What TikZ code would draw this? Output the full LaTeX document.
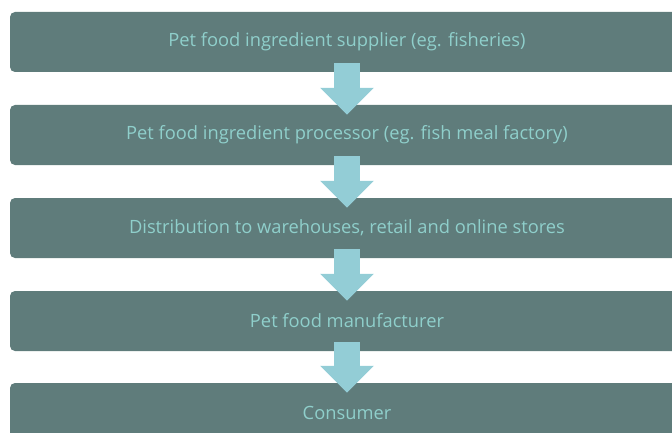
\documentclass[tikz,border=0pt]{standalone}
\usepackage{fontspec}
\setmainfont{Open Sans}
\usetikzlibrary{arrows.meta}
\definecolor{boxfill}{HTML}{5F7C7B}
\definecolor{boxtext}{HTML}{8FCFCB}
\definecolor{arrowfill}{HTML}{93CDD6}
\tikzset{
    stage/.style={rectangle, rounded corners=5pt, fill=boxfill, text=boxtext,
        minimum width=674pt, minimum height=60pt, inner sep=0pt,
        font=\fontsize{18.3}{22}\selectfont},
    flow/.style={draw=arrowfill, line width=26pt,
        -{Triangle[width=52pt, length=27pt, fill=arrowfill]}}
}
\begin{document}
\begin{tikzpicture}[x=1pt, y=1pt]
        \useasboundingbox (0, 0) rectangle (672, 432);
        \clip (0, 0) rectangle (672, 432);

        \node[stage] (supplier) at (347, 390) {Pet food ingredient supplier (eg. fisheries)};
        \node[stage] (processor) at (347, 297) {Pet food ingredient processor (eg. fish meal factory)};
        \node[stage] (distribution) at (347, 204) {Distribution to warehouses, retail and online stores};
        \node[stage] (manufacturer) at (347, 111) {Pet food manufacturer};
        \node[stage] (consumer) at (347, 19) {Consumer};

        \draw[flow] ([yshift=9pt]supplier.south) -- ([yshift=-10pt]processor.north);
        \draw[flow] ([yshift=9pt]processor.south) -- ([yshift=-10pt]distribution.north);
        \draw[flow] ([yshift=9pt]distribution.south) -- ([yshift=-10pt]manufacturer.north);
        \draw[flow] ([yshift=9pt]manufacturer.south) -- ([yshift=-10pt]consumer.north);

    \end{tikzpicture}
\end{document}
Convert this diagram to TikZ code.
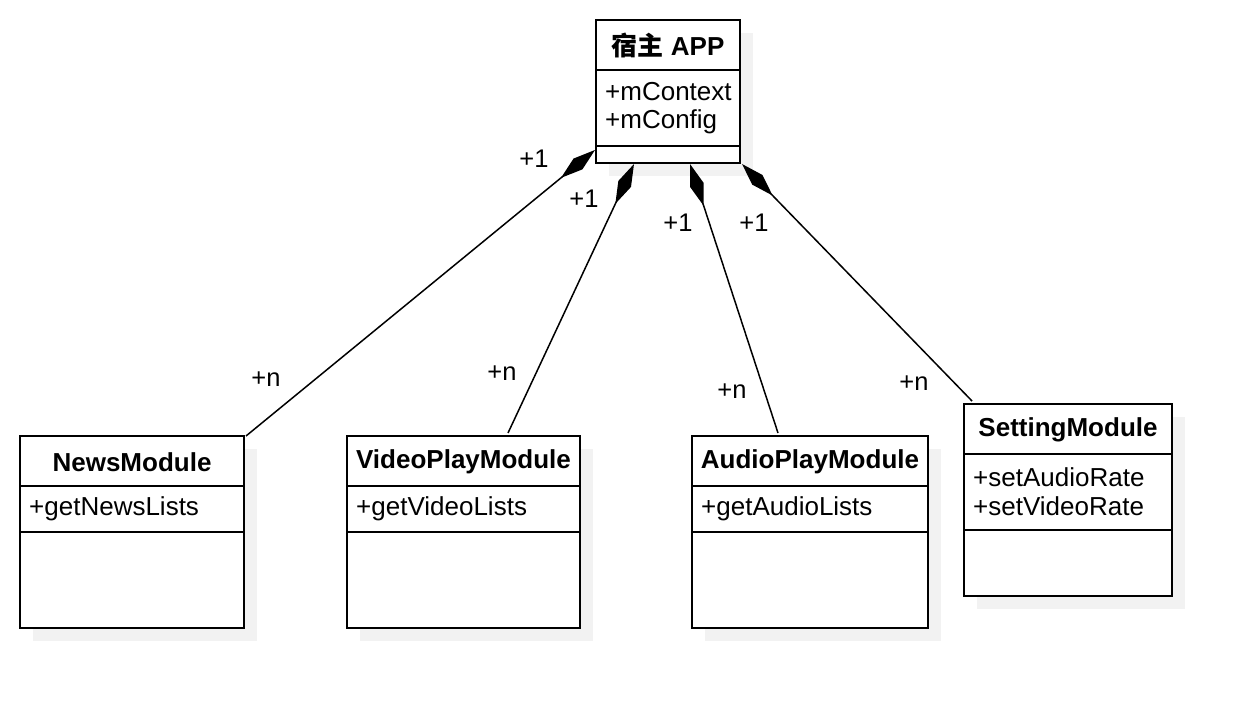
□ □ □ □
Given instruction: Gather up the lines containing the word "this" from these records and copy them.

Complete answer:
What TikZ code would draw this? Output the full LaTeX document.
Convert this diagram to TikZ code.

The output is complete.